Le prince Saud Al Faisal, ministre saoudien des Affaires étrangères, a déclaré mercredi 9 mars que la «réforme ne s’accomplit pas par le biais de manifestations», tandis que l’interdiction de manifester, confirmée samedi 5 mars, est appuyée par des institutions religieuses et des organes de sécurité.
«Au lieu d’interdire les manifestations pacifiques, les autorités saoudiennes doivent s’employer à mettre en place la réforme de grande ampleur dont le pays a besoin sur le plan des droits humains», a affirmé Philip Luther, directeur adjoint du programme Moyen-Orient et Afrique du Nord d’Amnesty International.

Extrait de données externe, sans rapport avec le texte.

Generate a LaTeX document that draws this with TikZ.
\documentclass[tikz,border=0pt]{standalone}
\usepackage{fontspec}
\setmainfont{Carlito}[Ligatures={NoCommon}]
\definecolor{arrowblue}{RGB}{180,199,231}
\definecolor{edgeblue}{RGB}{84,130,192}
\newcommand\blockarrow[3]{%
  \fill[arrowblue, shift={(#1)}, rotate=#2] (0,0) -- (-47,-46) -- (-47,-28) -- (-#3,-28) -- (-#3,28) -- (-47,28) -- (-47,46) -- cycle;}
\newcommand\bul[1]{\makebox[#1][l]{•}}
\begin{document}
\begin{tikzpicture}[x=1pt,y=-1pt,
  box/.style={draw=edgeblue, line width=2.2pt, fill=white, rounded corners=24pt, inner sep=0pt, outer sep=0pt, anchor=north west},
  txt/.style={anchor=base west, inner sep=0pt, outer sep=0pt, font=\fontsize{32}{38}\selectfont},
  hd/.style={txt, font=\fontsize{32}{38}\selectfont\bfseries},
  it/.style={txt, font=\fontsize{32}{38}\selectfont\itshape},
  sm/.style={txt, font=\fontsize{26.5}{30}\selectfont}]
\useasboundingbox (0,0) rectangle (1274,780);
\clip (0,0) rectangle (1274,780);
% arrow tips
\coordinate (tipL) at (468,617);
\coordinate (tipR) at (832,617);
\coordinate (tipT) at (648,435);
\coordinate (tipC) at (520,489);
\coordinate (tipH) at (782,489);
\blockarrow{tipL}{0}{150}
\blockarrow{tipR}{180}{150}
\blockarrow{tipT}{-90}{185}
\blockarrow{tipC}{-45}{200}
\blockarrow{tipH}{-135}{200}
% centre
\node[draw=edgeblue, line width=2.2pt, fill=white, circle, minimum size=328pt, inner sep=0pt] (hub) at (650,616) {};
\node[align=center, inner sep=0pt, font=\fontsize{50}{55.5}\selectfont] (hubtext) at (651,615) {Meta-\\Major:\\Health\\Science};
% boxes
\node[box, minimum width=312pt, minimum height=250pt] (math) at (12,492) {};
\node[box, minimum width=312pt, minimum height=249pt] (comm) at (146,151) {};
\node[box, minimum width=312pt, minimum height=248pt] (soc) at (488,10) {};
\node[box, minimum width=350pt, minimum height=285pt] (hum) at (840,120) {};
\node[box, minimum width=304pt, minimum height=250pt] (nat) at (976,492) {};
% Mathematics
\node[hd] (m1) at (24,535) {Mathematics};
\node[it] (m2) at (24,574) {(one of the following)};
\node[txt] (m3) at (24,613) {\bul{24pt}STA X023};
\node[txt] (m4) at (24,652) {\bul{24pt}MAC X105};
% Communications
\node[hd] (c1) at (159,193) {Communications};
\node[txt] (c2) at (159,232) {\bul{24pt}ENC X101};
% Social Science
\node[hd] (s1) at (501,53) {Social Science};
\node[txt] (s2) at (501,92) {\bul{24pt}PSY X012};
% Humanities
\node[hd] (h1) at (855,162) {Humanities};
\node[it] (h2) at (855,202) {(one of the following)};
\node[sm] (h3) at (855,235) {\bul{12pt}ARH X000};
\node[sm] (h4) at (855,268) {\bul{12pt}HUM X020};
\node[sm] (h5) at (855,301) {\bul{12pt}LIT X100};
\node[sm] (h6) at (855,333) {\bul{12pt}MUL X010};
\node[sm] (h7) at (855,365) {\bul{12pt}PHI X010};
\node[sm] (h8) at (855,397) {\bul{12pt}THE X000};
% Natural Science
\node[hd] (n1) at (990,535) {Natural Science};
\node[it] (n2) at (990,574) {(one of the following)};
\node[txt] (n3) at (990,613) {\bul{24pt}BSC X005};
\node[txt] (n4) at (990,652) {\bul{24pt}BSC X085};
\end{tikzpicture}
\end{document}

«Elles doivent tenir compte des appels de plus en plus nombreux en faveur du changement en Arabie saoudite.»
La «Journée de la colère» en Arabie saoudite a été organisée par l’intermédiaire de Facebook. Une des pages à ce propos compte 33 000 fans.
Le déploiement des forces de sécurité est alarmant
Selon certaines informations relayées par les médias le weekend dernier, quelque 10 000 militaires saoudiens seront déployés afin de réprimer d’éventuelles manifestations.
L’interdiction est également soutenue par le président des mutawaeen (police religieuse), le Conseil supérieur des oulémas (docteurs de la foi) et le Majlis al Shura (un conseil consultatif nommé par le roi).
«Les informations selon lesquelles les autorités saoudiennes prévoient de déployer des militaires pour effectuer le maintien de l'ordre des manifestations sont très alarmantes, a déclaré Philip Luther. Au lieu de chercher à menacer les personnes désireuses de manifester afin de les dissuader de descendre dans la rue, les autorités devraient maîtriser les forces de sécurité et permettre que des actions de protestation pacifiques puissent avoir lieu.»
Détention au secret
Amnesty International a par ailleurs demandé aux autorités de relâcher un homme arrêté vendredi 4 mars lors d'une manifestation à Riyadh, la capitale, ou de l’inculper.
Muhammad al Wadani est en détention au secret depuis son arrestation et risquerait la torture.
Une vidéo mise en ligne sur YouTube deux jours avant la manifestation montrait Muhammad al Wadani appeler de ses vœux la chute de la monarchie et encourager la population à se joindre à la manifestation.
Environ 24 personnes ont été placées en détention les 3 et 4 mars à la suite des manifestations organisées dans la ville d'al Qatif pour dénoncer le maintien prolongé en détention sans procès de prisonniers chiites. Elles ont été relâchées sans inculpation mardi 8 mars, et ce seulement après avoir semble-t-il signé l’engagement de ne plus manifester.
Manifestations non autorisées depuis 2008
Le ministère de l’Intérieur aurait déclaré en 2008 que les manifestations étaient interdites en Arabie saoudite, au lendemain d'une manifestation contre l’action militaire israélienne à Gaza.
Bien qu’à la connaissance d’Amnesty International aucun texte de loi n’interdise les manifestations, les rassemblements de ce type ne sont généralement pas autorisés par les autorités saoudiennes.
La torture et d’autres formes de mauvais traitements sont fréquemment employées pour extorquer des «aveux» à des détenus, les punir d’avoir refusé de se «repentir» ou les forcer à s’abstenir de critiquer le gouvernement.
Dans ce pays, la détention au secret est souvent prolongée jusqu’à l’obtention d’«aveux», si bien qu’elle peut durer plusieurs mois, voire plusieurs années.